— Start Dataset section —

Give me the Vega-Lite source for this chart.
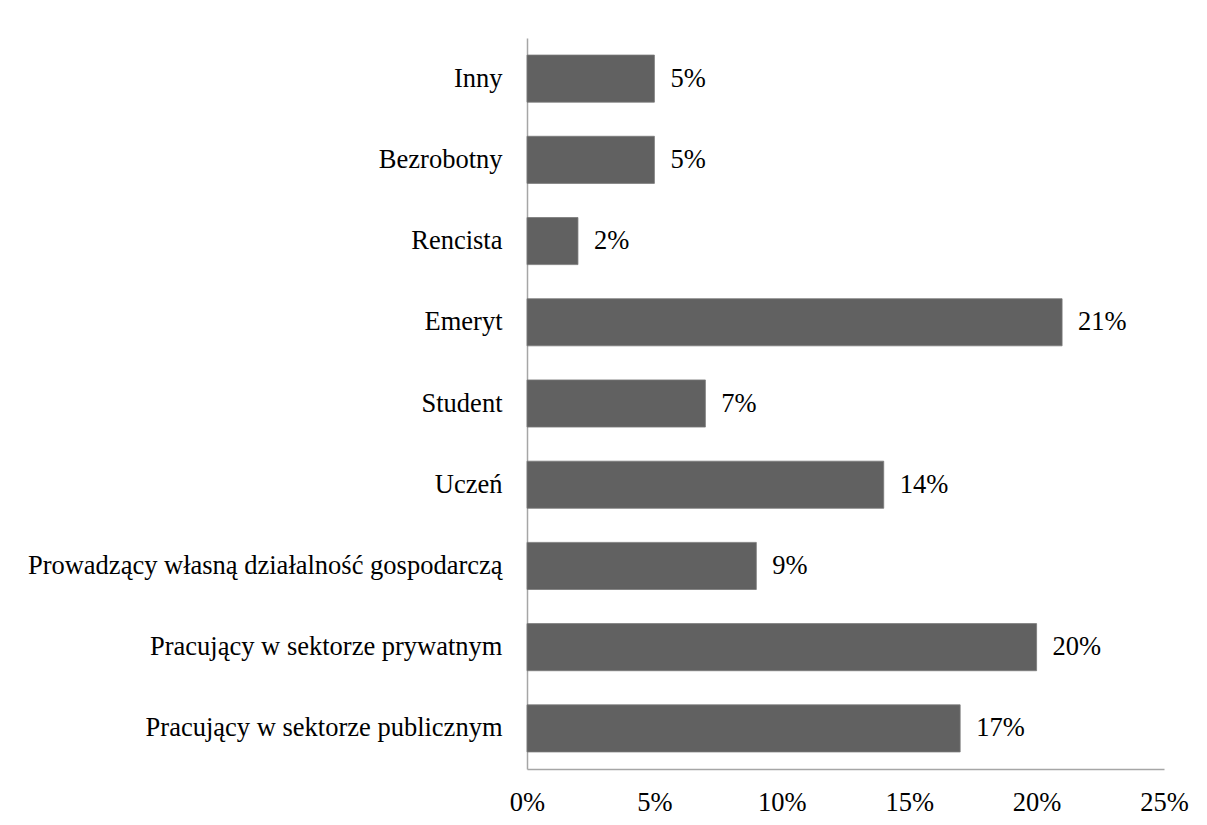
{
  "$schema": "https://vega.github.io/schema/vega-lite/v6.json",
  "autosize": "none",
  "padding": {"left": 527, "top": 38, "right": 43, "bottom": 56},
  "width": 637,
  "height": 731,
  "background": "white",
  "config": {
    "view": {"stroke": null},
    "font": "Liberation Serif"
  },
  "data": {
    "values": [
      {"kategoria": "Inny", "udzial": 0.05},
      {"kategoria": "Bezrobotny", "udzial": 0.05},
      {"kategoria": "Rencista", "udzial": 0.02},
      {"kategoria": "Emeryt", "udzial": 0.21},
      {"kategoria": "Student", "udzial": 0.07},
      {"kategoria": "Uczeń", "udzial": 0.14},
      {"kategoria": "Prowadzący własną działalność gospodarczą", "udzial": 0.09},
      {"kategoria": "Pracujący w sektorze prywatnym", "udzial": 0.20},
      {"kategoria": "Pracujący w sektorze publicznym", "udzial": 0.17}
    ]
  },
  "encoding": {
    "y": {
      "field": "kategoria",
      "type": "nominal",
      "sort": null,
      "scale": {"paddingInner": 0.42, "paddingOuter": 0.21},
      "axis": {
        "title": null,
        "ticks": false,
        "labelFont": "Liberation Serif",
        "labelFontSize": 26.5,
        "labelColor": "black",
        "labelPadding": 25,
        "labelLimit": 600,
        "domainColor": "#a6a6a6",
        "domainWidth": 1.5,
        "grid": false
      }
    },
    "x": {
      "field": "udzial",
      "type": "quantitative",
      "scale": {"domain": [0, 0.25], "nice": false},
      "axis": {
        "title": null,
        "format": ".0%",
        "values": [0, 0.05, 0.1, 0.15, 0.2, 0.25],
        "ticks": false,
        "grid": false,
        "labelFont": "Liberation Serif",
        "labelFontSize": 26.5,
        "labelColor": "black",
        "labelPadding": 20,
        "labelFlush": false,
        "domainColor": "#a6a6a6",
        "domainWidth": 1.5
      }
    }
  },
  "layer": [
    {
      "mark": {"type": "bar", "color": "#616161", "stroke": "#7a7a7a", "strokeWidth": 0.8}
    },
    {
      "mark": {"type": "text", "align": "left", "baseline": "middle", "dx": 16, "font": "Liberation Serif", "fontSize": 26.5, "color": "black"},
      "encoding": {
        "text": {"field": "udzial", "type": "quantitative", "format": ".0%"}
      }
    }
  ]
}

— End Dataset section —

Every line above should be repeated exactly; pictures stay out of the copy.

Give me the Vega-Lite source for this chart.
{
  "$schema": "https://vega.github.io/schema/vega-lite/v6.json",
  "autosize": "none",
  "padding": {"left": 527, "top": 38, "right": 43, "bottom": 56},
  "width": 637,
  "height": 731,
  "background": "white",
  "config": {
    "view": {"stroke": null},
    "font": "Liberation Serif"
  },
  "data": {
    "values": [
      {"kategoria": "Inny", "udzial": 0.05},
      {"kategoria": "Bezrobotny", "udzial": 0.05},
      {"kategoria": "Rencista", "udzial": 0.02},
      {"kategoria": "Emeryt", "udzial": 0.21},
      {"kategoria": "Student", "udzial": 0.07},
      {"kategoria": "Uczeń", "udzial": 0.14},
      {"kategoria": "Prowadzący własną działalność gospodarczą", "udzial": 0.09},
      {"kategoria": "Pracujący w sektorze prywatnym", "udzial": 0.20},
      {"kategoria": "Pracujący w sektorze publicznym", "udzial": 0.17}
    ]
  },
  "encoding": {
    "y": {
      "field": "kategoria",
      "type": "nominal",
      "sort": null,
      "scale": {"paddingInner": 0.42, "paddingOuter": 0.21},
      "axis": {
        "title": null,
        "ticks": false,
        "labelFont": "Liberation Serif",
        "labelFontSize": 26.5,
        "labelColor": "black",
        "labelPadding": 25,
        "labelLimit": 600,
        "domainColor": "#a6a6a6",
        "domainWidth": 1.5,
        "grid": false
      }
    },
    "x": {
      "field": "udzial",
      "type": "quantitative",
      "scale": {"domain": [0, 0.25], "nice": false},
      "axis": {
        "title": null,
        "format": ".0%",
        "values": [0, 0.05, 0.1, 0.15, 0.2, 0.25],
        "ticks": false,
        "grid": false,
        "labelFont": "Liberation Serif",
        "labelFontSize": 26.5,
        "labelColor": "black",
        "labelPadding": 20,
        "labelFlush": false,
        "domainColor": "#a6a6a6",
        "domainWidth": 1.5
      }
    }
  },
  "layer": [
    {
      "mark": {"type": "bar", "color": "#616161", "stroke": "#7a7a7a", "strokeWidth": 0.8}
    },
    {
      "mark": {"type": "text", "align": "left", "baseline": "middle", "dx": 16, "font": "Liberation Serif", "fontSize": 26.5, "color": "black"},
      "encoding": {
        "text": {"field": "udzial", "type": "quantitative", "format": ".0%"}
      }
    }
  ]
}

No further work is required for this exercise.